In the first phase of the coronavirus quarantines, we spent a good deal of our time fretting about how we would fill it. We had so many hours, suddenly, so we scheduled Zoom meetings and Zoom support groups and Zoom concerts by the fistful. We scheduled and we Zoomed so much that we ended up spending the next phase of the coronavirus quarantine so fully exhausted by our Zoom schedules that we longed somewhat for the relative peace and quiet of the time before. We made Zoom groups to process all the Zoom feelings. We filled our days filling our days because community is better than being alone when you’re terrified.
Now we are in the next phase, or if you aren’t, you may soon be. This is the phase in which you begin to fill your newfound time learning that someone you know has the virus, someone else you know is extremely sick with the virus, and someone you know has just died from the virus. The great thickening of friendship and community that came in the days before the virus means that these losses are thicker too. Punch in the throat, punch in the throat, punch in the throat. The frantic schedule of online concerts and quarantinis starts to recede because the days are filled with the horror of what’s been lost and what might be lost and also with taking your temperature, which can take a good deal of time, especially when you’re terrified. And the worst part is the knowledge that it’s still going to get worse.
Suddenly, you are thinking about your time in a different way. Filling the days is not the chief concern. Time is not an empty thing to load up, so much as a precious thing to be doled out. Because there are a lot of phone calls to make. All of a sudden that Marge Piercy poem is front of mind; we are dallying in the shallows as the grocery store employees and nurses and teachers and janitors and doctors and delivery people (hello Fed Ex guy, thank you) and the food preparers and elder care workers and first responders harness themselves, like oxen, to this thing that is all out of our control.
As for me, I am not a first responder, so I am thinking a lot about how to allocate my time.

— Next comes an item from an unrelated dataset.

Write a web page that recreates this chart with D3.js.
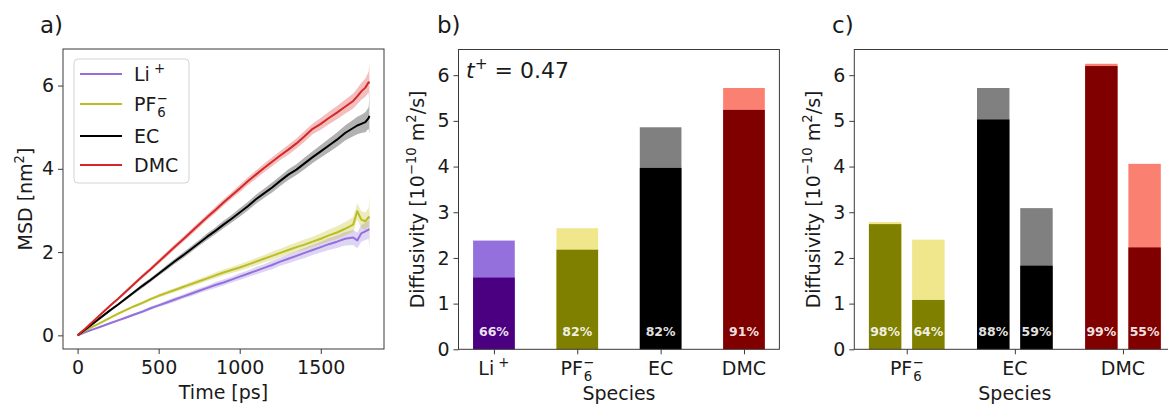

It’s become clear to me that zero percent of it can be directed at presidential press briefings, which seem to affirmatively make us all sicker, and zero percent can go to schadenfreude, because glorying in those who test positive that once said the virus was a “hoax” is also making us all far sicker, too. Zero percent of my time is dedicated to fighting with people on the internet (if you have ever won a fight with a person on the internet, you are a hero and should be running the CDC, but I am not that gifted). Zero percent of my time can go to scolding people who don’t take this thing as seriously as I do, and zero percent can go to scolding people who take this thing too seriously for me. We are all grieving now, and scolding is not for times of grief. Finally, zero percent of my time goes to apologizing for the fact that I am lucky, because I spent two weeks doing that and it’s not clear it helped anyone feel better. I am lucky. Many of us are lucky right now. Some of us will not be lucky later, but we won’t know that until after. Rather than apologizing for being lucky, I spend time being grateful. I spend at least 80 percent of my day being grateful, and telling people that I am grateful. It is one thing that helps.

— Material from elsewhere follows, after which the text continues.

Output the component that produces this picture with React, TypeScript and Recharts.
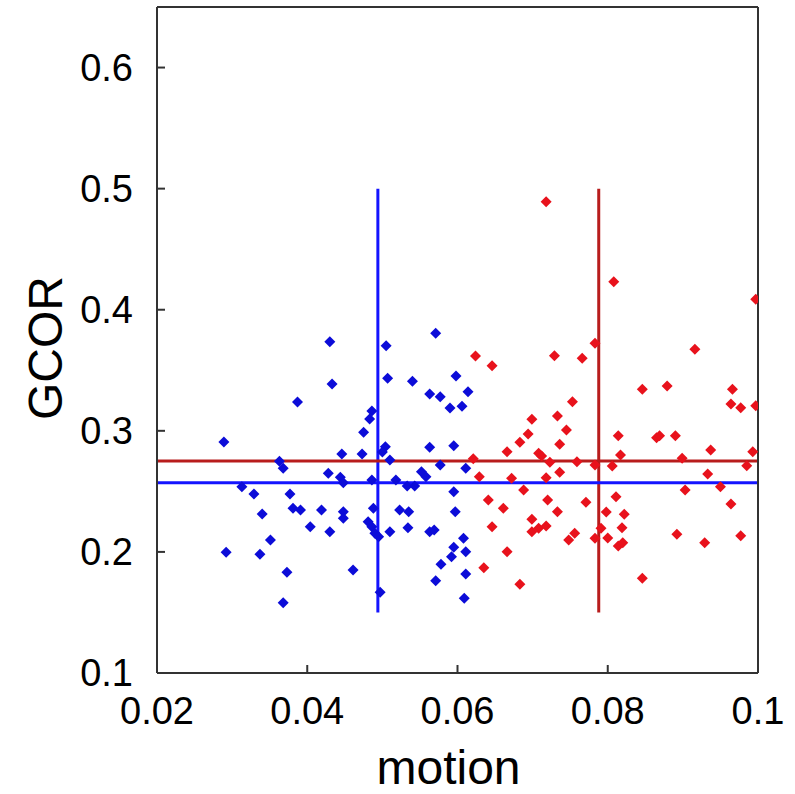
import React from "react";
import {
  ScatterChart,
  Scatter,
  XAxis,
  YAxis,
  ReferenceLine,
  Label,
} from "recharts";

// [motion, GCOR]
const blueGroup: [number, number][] = [
  [0.0387, 0.3238], [0.0289, 0.2908], [0.0363, 0.2748], [0.0368, 0.269], [0.0313, 0.2538],
  [0.0329, 0.2478], [0.0377, 0.2478], [0.034, 0.2313], [0.0381, 0.236], [0.0391, 0.2346],
  [0.0419, 0.2346], [0.0292, 0.1997], [0.0337, 0.198], [0.0351, 0.2098], [0.0373, 0.1832],
  [0.0368, 0.1581], [0.0404, 0.2208], [0.043, 0.3736], [0.0433, 0.3386], [0.0505, 0.3703],
  [0.0571, 0.3805], [0.0507, 0.3434], [0.054, 0.3409], [0.0598, 0.3453], [0.0614, 0.3323],
  [0.0563, 0.3304], [0.0577, 0.3282], [0.059, 0.3188], [0.0606, 0.3202], [0.0486, 0.3164],
  [0.0483, 0.3097], [0.0475, 0.2988], [0.0504, 0.2869], [0.05, 0.2825], [0.051, 0.2759],
  [0.0446, 0.2808], [0.0473, 0.2808], [0.0563, 0.2864], [0.0595, 0.2877], [0.0577, 0.2718],
  [0.0611, 0.269], [0.0428, 0.2649], [0.0444, 0.2616], [0.0448, 0.2571], [0.0486, 0.2594],
  [0.0518, 0.2594], [0.0533, 0.2544], [0.0543, 0.2544], [0.0552, 0.2662], [0.0558, 0.2621],
  [0.0595, 0.2497], [0.0448, 0.2332], [0.0448, 0.2277], [0.0488, 0.236], [0.0523, 0.2346],
  [0.0535, 0.2332], [0.0597, 0.2332], [0.043, 0.2167], [0.0481, 0.2249], [0.0486, 0.2208],
  [0.049, 0.2154], [0.0495, 0.2126], [0.051, 0.2167], [0.0534, 0.22], [0.0563, 0.2167],
  [0.0569, 0.2181], [0.0608, 0.2112], [0.0595, 0.2038], [0.0611, 0.2002], [0.0592, 0.196],
  [0.0578, 0.1898], [0.0461, 0.1851], [0.0571, 0.1762], [0.0611, 0.1818], [0.0609, 0.1617],
  [0.0497, 0.1666],
];

const redGroup: [number, number][] = [
  [0.0718, 0.4892], [0.0783, 0.3723], [0.0624, 0.3618], [0.0646, 0.3538], [0.0729, 0.362],
  [0.0766, 0.3599], [0.0753, 0.324], [0.0699, 0.3095], [0.0733, 0.3122], [0.0745, 0.3007],
  [0.0694, 0.2974], [0.0683, 0.2905], [0.0736, 0.2889], [0.0666, 0.2827], [0.0708, 0.2814],
  [0.0712, 0.2792], [0.0621, 0.2769], [0.0723, 0.274], [0.0759, 0.2745], [0.0783, 0.2718],
  [0.0629, 0.2621], [0.0672, 0.2608], [0.0718, 0.2613], [0.0736, 0.2657], [0.0688, 0.2511],
  [0.0641, 0.2429], [0.0661, 0.236], [0.072, 0.2429], [0.0771, 0.241], [0.0733, 0.2332],
  [0.0798, 0.2329], [0.0646, 0.2208], [0.0699, 0.2269], [0.0699, 0.2167], [0.0708, 0.2195],
  [0.0718, 0.2214], [0.0756, 0.2154], [0.0748, 0.2098], [0.0783, 0.2112], [0.0791, 0.2195],
  [0.08, 0.2115], [0.0666, 0.2002], [0.0635, 0.187], [0.0683, 0.1732], [0.0808, 0.4231],
  [0.0997, 0.4086], [0.0916, 0.3673], [0.0846, 0.3343], [0.0879, 0.337], [0.0966, 0.3343],
  [0.0964, 0.3221], [0.0977, 0.3191], [0.0997, 0.3207], [0.0814, 0.296], [0.0865, 0.2943],
  [0.0869, 0.296], [0.089, 0.296], [0.0817, 0.28], [0.0899, 0.2773], [0.0937, 0.2841],
  [0.0993, 0.2827], [0.0806, 0.2709], [0.0933, 0.2643], [0.0985, 0.2712], [0.0903, 0.2511],
  [0.095, 0.2538], [0.0811, 0.2456], [0.0964, 0.2396], [0.0822, 0.2311], [0.0819, 0.22],
  [0.0814, 0.2049], [0.082, 0.2076], [0.0892, 0.2145], [0.0929, 0.2076], [0.0977, 0.2134],
  [0.0846, 0.1782],
];

// group means: [motion mean, GCOR mean]
const blueMean = [0.0494, 0.2571];
const redMean = [0.0788, 0.2751];
const meanLineSpan = [0.15, 0.5];

const xTicks = [0.02, 0.04, 0.06, 0.08, 0.1];
const xTickLabels = ["0.02", "0.04", "0.06", "0.08", "0.1"];
const yTicks = [0.1, 0.2, 0.3, 0.4, 0.5, 0.6];
const yTickLabels = ["0.1", "0.2", "0.3", "0.4", "0.5", "0.6"];
const xDomain = [0.02, 0.1];
const yDomain = [0.1, 0.65];

const BLUE_PT = "#0c0cd8";
const BLUE_LN = "#1414ff";
const RED_PT = "#e8121c";
const RED_LN = "#b81c1c";
const AXIS = "#333";
const FONT = "'Liberation Sans', Arial, Helvetica, sans-serif";

const toData = (arr: [number, number][]) => arr.map(([motion, gcor]) => ({ motion, gcor }));
const frameData = [
  { motion: xDomain[0], gcor: yDomain[0] },
  { motion: xDomain[1], gcor: yDomain[1] },
];

const diamond = (color: string) => (props: any) => {
  const { cx, cy } = props;
  if (cx == null || cy == null) return <g />;
  const r = 5.5;
  return (
    <path
      d={`M${cx},${cy - r}L${cx + r},${cy}L${cx},${cy + r}L${cx - r},${cy}Z`}
      fill={color}
    />
  );
};

const fmt = (ticks: number[], labels: string[]) => (v: number) => {
  const i = ticks.findIndex((t) => Math.abs(t - v) < 1e-9);
  return i >= 0 ? labels[i] : String(v);
};

export default function App() {
  return (
    <div style={{ position: "absolute", left: 0, top: 0, background: "#fff" }}>
      <ScatterChart
        width={795}
        height={794}
        margin={{ top: 6, right: 36, bottom: 0, left: 0 }}
      >
        <XAxis
          xAxisId={0}
          dataKey="motion"
          type="number"
          domain={xDomain}
          ticks={xTicks}
          tickFormatter={fmt(xTicks, xTickLabels)}
          allowDataOverflow
          height={121}
          tickSize={-8}
          tickMargin={32}
          stroke={AXIS}
          strokeWidth={2}
          tick={{ fill: "#000", fontSize: 38, fontFamily: FONT }}
          interval={0}
        >
          <Label
            value="motion"
            position="insideBottom"
            offset={10}
            dx={-9}
            style={{ fill: "#000", fontSize: 48, fontFamily: FONT }}
          />
        </XAxis>
        <XAxis
          xAxisId="top"
          orientation="top"
          dataKey="motion"
          type="number"
          domain={xDomain}
          ticks={xTicks}
          allowDataOverflow
          height={1}
          tickSize={-8}
          tick={false}
          stroke={AXIS}
          strokeWidth={2}
          interval={0}
        />
        <YAxis
          yAxisId={0}
          dataKey="gcor"
          type="number"
          domain={yDomain}
          ticks={yTicks}
          tickFormatter={fmt(yTicks, yTickLabels)}
          allowDataOverflow
          width={157}
          tickSize={-8}
          tickMargin={32}
          stroke={AXIS}
          strokeWidth={2}
          tick={{ fill: "#000", fontSize: 38, fontFamily: FONT }}
          interval={0}
        >
          <Label
            content={(p: any) => {
              const vb = p.viewBox || {};
              const cx = vb.x + 62;
              const cy = vb.y + vb.height / 2 + 8;
              return (
                <text
                  x={cx}
                  y={cy}
                  transform={`rotate(-90 ${cx} ${cy})`}
                  textAnchor="middle"
                  style={{ fill: "#000", fontSize: 48, fontFamily: FONT }}
                >
                  GCOR
                </text>
              );
            }}
          />
        </YAxis>
        <YAxis
          yAxisId="right"
          orientation="right"
          dataKey="gcor"
          type="number"
          domain={yDomain}
          ticks={yTicks}
          allowDataOverflow
          width={1}
          tickSize={-8}
          tick={false}
          stroke={AXIS}
          strokeWidth={2}
          interval={0}
        />
        <Scatter
          name="frame"
          xAxisId="top"
          yAxisId="right"
          data={frameData}
          fill="none"
          shape={() => <g />}
          isAnimationActive={false}
        />
        <Scatter
          name="low"
          data={toData(blueGroup)}
          fill={BLUE_PT}
          shape={diamond(BLUE_PT)}
          isAnimationActive={false}
        />
        <Scatter
          name="high"
          data={toData(redGroup)}
          fill={RED_PT}
          shape={diamond(RED_PT)}
          isAnimationActive={false}
        />
        <ReferenceLine
          segment={[
            { x: blueMean[0], y: meanLineSpan[0] },
            { x: blueMean[0], y: meanLineSpan[1] },
          ]}
          stroke={BLUE_LN}
          strokeWidth={3}
        />
        <ReferenceLine
          segment={[
            { x: redMean[0], y: meanLineSpan[0] },
            { x: redMean[0], y: meanLineSpan[1] },
          ]}
          stroke={RED_LN}
          strokeWidth={3}
        />
        <ReferenceLine y={redMean[1]} stroke={RED_LN} strokeWidth={3} />
        <ReferenceLine y={blueMean[1]} stroke={BLUE_LN} strokeWidth={3} />
      </ScatterChart>
    </div>
  );
}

So, this is how I spend my time now. I take care of my kids and my husband and my extended family, and I try to take care of myself. People who need tests and ventilators and respirators and doctors truly need the rest of us to eat the freaking kale. I try to care for the people around me who are grieving, or mourning, or suffering, or who are harnessed so tight to their oxen that they cannot see straight. I try to be of use. I call the people who are over 70 because imagine not being able to see your grandchildren and also being told you’re maybe pretty expendable if the market needs some quantum of dead people. I try to write if I can find words, although like time, words need to be doled out cautiously. I try to give money to things I once believed government took care of. I try not to think about Boeing or Jared Kushner.
I ask myself as I do these things I’m doing: Does doing this make you feel better or worse? Talking to worried moms usually feels OK. Community is still everything. Gathering to say kaddish with a grieving friend feels better. Laughing with my kids at cat videos feels fantastic. Telling my kids to do things, too many things, feels bad. Fighting about the Democratic primary feels like science fiction. When I start to panic about the trauma we are all in, I tell myself to model something better for my kids. Also, I think I am in a codependent relationship with a midsize black squirrel outside my window. It’s complicated. Nobody wants to be made smaller than they really are by this virus, and that requires remembering to stay tall, even when the temptation to fight people on Twitter is shimmering there like free cocaine.
I really never quite liked it when Michelle Obama reminded us that when they go low, we have to go high. I guess because I am so unutterably tired of being punched in the knees. But now is the time to learn about going as high as you can, because that is the hardest thing when you’re terrified. Today we will learn that someone else is sick and someone died, and we will want to spend time curled up in bed crying. And that is an excellent place to be. And then, as we’re seeing in this slow-roll Viktor Frankl human makeover, we will find purpose, find something to do, some cart to lash our ox to, even if we are not on the streets saving lives. I am spending my time trying to be the shadows and the echoes of the people I see spending their time with purpose and courage. And that’s all I have time for just now.